Improved substantially but rarely fully resolved. The underlying neurology isn’t reversed; the cognitive practice of labeling emotions gets better with attention and skill-building. Most adults with alexithymia who do somatic and IFS work report substantial improvement over years — better recognition of body signals, faster emotional labeling, more accurate communication about internal states. The trajectory is gradual rather than dramatic.

Is alexithymia a disorder?

Not in DSM-5 as a standalone diagnosis. Treated more as a personality trait or feature of other conditions (most prominently autism). The lack of formal status means it’s underrecognised in clinical practice. ND-affirming therapists increasingly recognise and work with alexithymia even when it’s not formally diagnosed.

How is alexithymia assessed?

Usually through the Toronto Alexithymia Scale (TAS-20), a self-report questionnaire covering three factors: difficulty identifying feelings, difficulty describing feelings, externally-oriented thinking. The scale produces a score and threshold for clinical alexithymia. Online versions are freely available. The assessment is straightforward; the work is what comes after.

Is alexithymia the same as being out of touch with feelings?

Related but distinct. People who are ’out of touch with feelings’ through suppression or avoidance can usually identify the emotion if they stop suppressing. Alexithymia is more fundamental — the labeling system itself runs differently, so even careful attention to internal states doesn’t easily produce emotion labels. Many alexithymic adults grew up being told to ’stop suppressing your feelings’ and felt the advice didn’t fit because they weren’t suppressing — they couldn’t read the feelings in the first place.

Can children have alexithymia?

Yes — alexithymia is typically present from early development, particularly in autistic children. Children with alexithymia often have difficulty answering ’how do you feel?' questions, often confuse emotional states (saying they’re tired when actually anxious, etc.), and may have difficulty understanding others’ emotions.

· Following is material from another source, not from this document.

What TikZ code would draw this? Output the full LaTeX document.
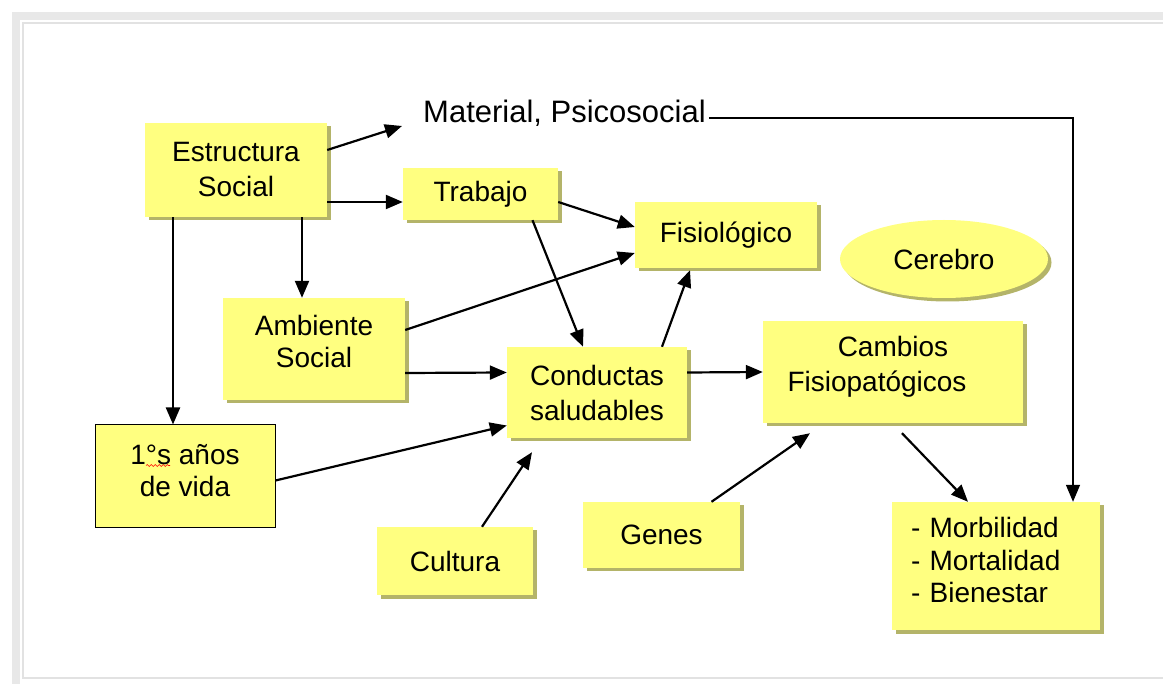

Identifying alexithymia in autistic children early can substantially help with emotional vocabulary development and family communication.

Does alexithymia affect men and women differently?

Some research suggests alexithymia is slightly more common in men, but the gap may be partly diagnostic rather than real. Cultural socialisation discourages emotional articulation in many men, which can produce alexithymia-like patterns regardless of underlying neurology. Women with alexithymia often mask the difficulty through socially-acceptable emotional vocabulary that doesn’t reflect their actual internal experience. The assessment is similar across genders but the social experience differs.

Why do I get sick before noticing I’m stressed?

Classic alexithymia pattern. The emotional state (stress, anxiety) was happening but the labeling layer didn’t catch it; the body responded with physical symptoms (headache, gut issues, fatigue, getting sick) before the cognitive awareness arrived. Many alexithymic adults learn to identify their emotional states retroactively through somatic patterns — 'I got sick this week, so something was emotionally hard’. Building forward awareness takes practice but it’s possible.